Start

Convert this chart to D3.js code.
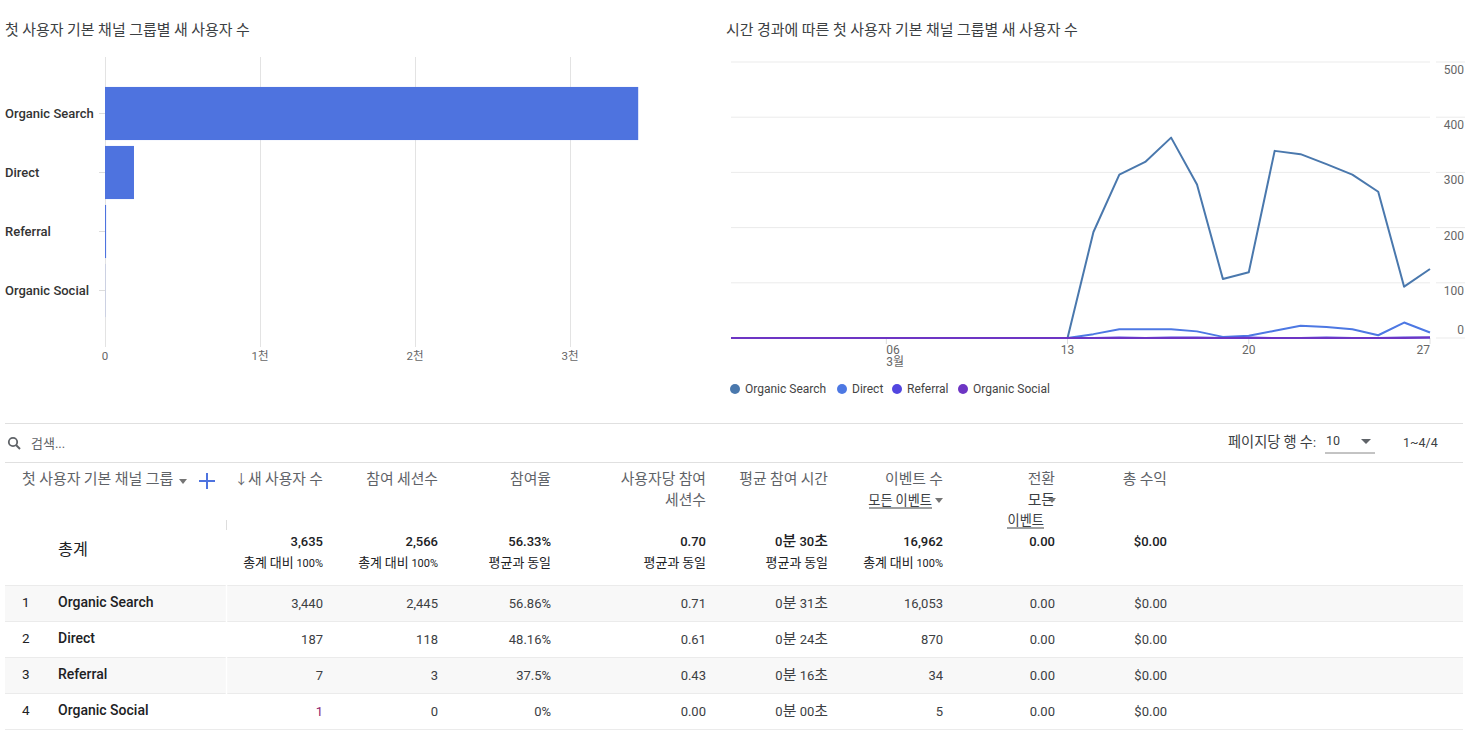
<!DOCTYPE html>
<html>
<head>
<meta charset="utf-8">
<script src="https://cdn.jsdelivr.net/npm/d3@7"></script>
<style>
  body { margin: 0; background: #fff; font-family: Roboto, "Noto Sans CJK KR", sans-serif; }
  svg text { font-family: Roboto, "Noto Sans CJK KR", sans-serif; }
</style>
</head>
<body>
<svg id="chart" width="1474" height="753"></svg>
<script>
// ---- data ----
const channels = ["Organic Search", "Direct", "Referral", "Organic Social"];
const newUsers = [3440, 187, 7, 1];
const barTicks = [0, 1000, 2000, 3000];
const barTickLabels = ["0", "1천", "2천", "3천"];

const days = d3.timeDays(new Date(2023, 1, 28), new Date(2023, 2, 28));
const organicSearch = [0,0,0,0,0,0,0,0,0,0,0,0,0,0, 192,296,319,363,278,107,119,339,333,315,296,265,93,125];
const direct        = [0,0,0,0,0,0,0,0,0,0,0,0,0,0, 7,16,16,16,12,2,4,13,22,20,16,5,28,10];
const referral      = [0,0,0,0,0,0,0,0,0,0,0,0,0,0, 0,1,0,1,1,0,1,0,0,1,0,0,1,1];
const organicSocial = [0,0,0,0,0,0,0,0,0,0,0,0,0,0, 0,0,0,0,0,0,0,0,0,0,0,0,0,1];
const lineTicks = [0, 100, 200, 300, 400, 500];
const seriesColors = ["#4a78ad", "#4d78e3", "#5246e0", "#6d35c4"];

const tableHeaders = ["↓새 사용자 수", "참여 세션수", "참여율", "사용자당 참여|세션수", "평균 참여 시간", "이벤트 수", "전환", "총 수익"];
const totals = ["3,635", "2,566", "56.33%", "0.70", "0분 30초", "16,962", "0.00", "$0.00"];
const totalsSub = ["총계 대비 100%", "총계 대비 100%", "평균과 동일", "평균과 동일", "평균과 동일", "총계 대비 100%", "", ""];
const rowValues = [
  ["3,440", "2,445", "56.86%", "0.71", "0분 31초", "16,053", "0.00", "$0.00"],
  ["187", "118", "48.16%", "0.61", "0분 24초", "870", "0.00", "$0.00"],
  ["7", "3", "37.5%", "0.43", "0분 16초", "34", "0.00", "$0.00"],
  ["1", "0", "0%", "0.00", "0분 00초", "5", "0.00", "$0.00"]
];

const svg = d3.select("#chart");

// hangul runs get a slightly bigger size, the reference font draws them wider
function ktext(sel, str, k) {
  sel.each(function () {
    const t = d3.select(this);
    const s = typeof str === "function" ? str.apply(this, arguments) : str;
    const base = +t.attr("font-size");
    t.text(null);
    (String(s).match(/[\uAC00-\uD7A3]+|[^\uAC00-\uD7A3]+/g) || []).forEach(p => {
      const ts = t.append("tspan").text(p);
      if (/[\uAC00-\uD7A3]/.test(p)) ts.attr("font-size", base * k);
    });
  });
  return sel;
}

// ---- bar chart ----
ktext(svg.append("text").attr("x", 5).attr("y", 35)
  .attr("font-size", 14).attr("fill", "#3c4043"), "첫 사용자 기본 채널 그룹별 새 사용자 수", 1.07);

const x = d3.scaleLinear().domain([0, 3000]).range([105, 570]);
const y = d3.scaleBand().domain(channels).range([84, 320]).paddingInner(0.1).paddingOuter(0.05);

const bar = svg.append("g");
bar.selectAll("line.grid").data(barTicks).join("line")
  .attr("x1", d => x(d) + 0.5).attr("x2", d => x(d) + 0.5)
  .attr("y1", 57).attr("y2", 347)
  .attr("stroke", "#e3e3e3");

bar.selectAll("rect").data(channels).join("rect")
  .attr("x", x(0))
  .attr("y", d => y(d))
  .attr("height", y.bandwidth())
  .attr("width", (d, i) => Math.max(x(newUsers[i]) - x(0), 0))
  .attr("fill", "#4e73df");

bar.selectAll("line.tick").data(channels).join("line")
  .attr("x1", 99).attr("x2", 105)
  .attr("y1", d => y(d) + y.bandwidth() / 2).attr("y2", d => y(d) + y.bandwidth() / 2)
  .attr("stroke", "#ddd");

bar.selectAll("text.cat").data(channels).join("text")
  .attr("x", 5).attr("y", d => y(d) + y.bandwidth() / 2 + 4.5)
  .attr("font-size", 13).attr("font-weight", 500).attr("fill", "#333")
  .text(d => d);

bar.selectAll("text.xl").data(barTicks).join("text")
  .attr("x", d => x(d)).attr("y", 360)
  .attr("text-anchor", "middle")
  .attr("font-size", 11.5).attr("fill", "#666")
  .text((d, i) => barTickLabels[i]);

// ---- line chart ----
ktext(svg.append("text").attr("x", 726).attr("y", 35)
  .attr("font-size", 14).attr("fill", "#3c4043"), "시간 경과에 따른 첫 사용자 기본 채널 그룹별 새 사용자 수", 1.07);

const tx = d3.scaleTime().domain([days[0], days[days.length - 1]]).range([731, 1430]);
const ly = d3.scaleLinear().domain([0, 500]).range([338, 62]);

const lc = svg.append("g");
lc.selectAll("line.grid").data(lineTicks).join("line")
  .attr("x1", 731).attr("x2", 1430)
  .attr("y1", d => ly(d)).attr("y2", d => ly(d))
  .attr("stroke", "#ebebeb");
lc.selectAll("line.gtick").data(lineTicks).join("line")
  .attr("x1", 1436).attr("x2", 1465)
  .attr("y1", d => ly(d)).attr("y2", d => ly(d))
  .attr("stroke", "#ebebeb");
lc.selectAll("text.yl").data(lineTicks).join("text")
  .attr("x", 1464)
  .attr("y", d => d === 0 ? ly(d) - 4 : ly(d) + 12)
  .attr("text-anchor", "end")
  .attr("font-size", 12).attr("fill", "#666")
  .text(d => d);

const dateTicks = [days[6], days[13], days[20], days[27]];
const anchors = ["start", "middle", "middle", "end"];
lc.selectAll("line.xt").data(dateTicks).join("line")
  .attr("x1", d => tx(d)).attr("x2", d => tx(d))
  .attr("y1", 338).attr("y2", 344)
  .attr("stroke", "#ddd");
lc.selectAll("text.xl").data(dateTicks).join("text")
  .attr("x", d => tx(d)).attr("y", 354)
  .attr("text-anchor", (d, i) => anchors[i])
  .attr("font-size", 12).attr("fill", "#666")
  .text(d => d3.timeFormat("%d")(d));
lc.append("text").attr("x", tx(days[6])).attr("y", 366)
  .attr("font-size", 12).attr("fill", "#666").text("3월");

const allSeries = [organicSearch, direct, referral, organicSocial];
const line = d3.line().x((d, i) => tx(days[i])).y(d => ly(d));
lc.selectAll("path.series").data(allSeries).join("path")
  .attr("fill", "none")
  .attr("stroke", (d, i) => seriesColors[i])
  .attr("stroke-width", 2)
  .attr("stroke-linejoin", "round")
  .attr("d", line);

const legendX = [735, 842, 897, 963];
const legend = lc.selectAll("g.leg").data(channels).join("g")
  .attr("transform", (d, i) => `translate(${legendX[i]},389)`);
legend.append("circle").attr("r", 5).attr("fill", (d, i) => seriesColors[i]);
legend.append("text").attr("x", 10).attr("y", 4)
  .attr("font-size", 12).attr("fill", "#444").text(d => d);

// ---- table ----
const tb = svg.append("g");
tb.append("line").attr("x1", 5).attr("x2", 1463).attr("y1", 423.5).attr("y2", 423.5).attr("stroke", "#e0e0e0");
tb.append("line").attr("x1", 5).attr("x2", 1463).attr("y1", 462.5).attr("y2", 462.5).attr("stroke", "#e0e0e0");

// search bar
tb.append("circle").attr("cx", 13).attr("cy", 442).attr("r", 4.2).attr("fill", "none").attr("stroke", "#5f6368").attr("stroke-width", 1.8);
tb.append("line").attr("x1", 16).attr("y1", 445).attr("x2", 20).attr("y2", 449).attr("stroke", "#5f6368").attr("stroke-width", 2);
tb.append("text").attr("x", 31).attr("y", 448).attr("font-size", 13).attr("fill", "#5f6368").text("검색...");
ktext(tb.append("text").attr("x", 1228).attr("y", 447).attr("font-size", 12.5).attr("fill", "#3c4043"), "페이지당 행 수:", 1.14);
tb.append("text").attr("x", 1326).attr("y", 445).attr("font-size", 12.5).attr("fill", "#3c4043").text("10");
tb.append("path").attr("d", "M1361,439 L1371,439 L1366,444 Z").attr("fill", "#5f6368");
tb.append("line").attr("x1", 1325).attr("x2", 1375).attr("y1", 453).attr("y2", 453).attr("stroke", "#888");
tb.append("text").attr("x", 1403).attr("y", 447).attr("font-size", 12.5).attr("fill", "#3c4043").text("1~4/4");

// header
ktext(tb.append("text").attr("x", 22).attr("y", 484).attr("font-size", 13.5).attr("fill", "#5f6368"), "첫 사용자 기본 채널 그룹", 1.11);
tb.append("path").attr("d", "M179,479 L187,479 L183,484 Z").attr("fill", "#757575");
tb.append("path").attr("d", "M207,473 L207,489 M199,481 L215,481").attr("stroke", "#4e73df").attr("stroke-width", 2);

const colRight = [323, 438, 551, 706, 828, 943, 1055, 1167];
tableHeaders.forEach((h, i) => {
  h.split("|").forEach((part, j) => {
    ktext(tb.append("text").attr("x", colRight[i]).attr("y", 484 + j * 21)
      .attr("text-anchor", "end").attr("font-size", 13.5).attr("fill", "#5f6368"), part, 1.1);
  });
});
// 이벤트 수 sub-selector
ktext(tb.append("text").attr("x", 932).attr("y", 505).attr("text-anchor", "end")
  .attr("font-size", 12).attr("fill", "#3c4043"), "모든 이벤트", 1.1);
tb.append("line").attr("x1", 869).attr("x2", 932).attr("y1", 508).attr("y2", 508).attr("stroke", "#3c4043");
tb.append("path").attr("d", "M935,498 L943,498 L939,503 Z").attr("fill", "#757575");
// 전환 sub-selector
ktext(tb.append("text").attr("x", 1055).attr("y", 505).attr("text-anchor", "end")
  .attr("font-size", 13.5).attr("fill", "#3c4043"), "모든", 1.1);
tb.append("path").attr("d", "M1048,498 L1056,498 L1052,503 Z").attr("fill", "#757575");
ktext(tb.append("text").attr("x", 1044).attr("y", 525).attr("text-anchor", "end")
  .attr("font-size", 12).attr("fill", "#3c4043"), "이벤트", 1.1);
tb.append("line").attr("x1", 1007).attr("x2", 1044).attr("y1", 528).attr("y2", 528).attr("stroke", "#3c4043");

tb.append("line").attr("x1", 226.5).attr("x2", 226.5).attr("y1", 520).attr("y2", 530).attr("stroke", "#ddd");

// totals
ktext(tb.append("text").attr("x", 58).attr("y", 555).attr("font-size", 13.5).attr("fill", "#202124"), "총계", 1.2);
totals.forEach((t, i) => {
  ktext(tb.append("text").attr("x", colRight[i]).attr("y", 546)
    .attr("text-anchor", "end").attr("font-size", 13).attr("font-weight", 500).attr("fill", "#202124"), t, 1.15);
  ktext(tb.append("text").attr("x", colRight[i]).attr("y", 567)
    .attr("text-anchor", "end").attr("font-size", 11).attr("fill", "#202124"), totalsSub[i], 1.18);
});

// rows
const rowY = d3.scaleBand().domain(d3.range(channels.length)).range([585, 729]);
const rows = tb.selectAll("g.row").data(channels).join("g")
  .attr("transform", (d, i) => `translate(0,${rowY(i)})`);
rows.append("rect").attr("x", 5).attr("width", 1458).attr("height", rowY.bandwidth())
  .attr("fill", (d, i) => i % 2 === 0 ? "#f8f8f8" : "#fff");
rows.append("line").attr("x1", 5).attr("x2", 1463).attr("y1", 0.5).attr("y2", 0.5).attr("stroke", "#ebebeb");
rows.append("line").attr("x1", 226.5).attr("x2", 226.5).attr("y1", 0).attr("y2", rowY.bandwidth()).attr("stroke", "#fff").attr("stroke-width", 1.5);
rows.append("text").attr("x", 22).attr("y", 22).attr("font-size", 13.5).attr("fill", "#202124").text((d, i) => i + 1);
rows.append("text").attr("x", 58).attr("y", 22).attr("font-size", 14).attr("font-weight", 500).attr("fill", "#202124").text(d => d);
rows.each(function (d, i) {
  const cells = d3.select(this).selectAll("text.v").data(rowValues[i]).join("text")
    .attr("class", "v")
    .attr("x", (v, j) => colRight[j]).attr("y", 23)
    .attr("text-anchor", "end").attr("font-size", 13)
    .attr("fill", (v, j) => (i === 3 && j === 0) ? "#8e2470" : "#3c4043");
  cells.each(function (v) { ktext(d3.select(this), v, 1.15); });
});
tb.append("line").attr("x1", 5).attr("x2", 1463).attr("y1", 729.5).attr("y2", 729.5).attr("stroke", "#ebebeb");
</script>
</body>
</html>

End

§ EXERCISE DESCRIPTION
Using the listing above, pull out all lines that hold the word "chart".

§ COMPLETE RESPONSE
Convert this chart to D3.js code.
<svg id="chart" width="1474" height="753"></svg>
const svg = d3.select("#chart");
// ---- bar chart ----
// ---- line chart ----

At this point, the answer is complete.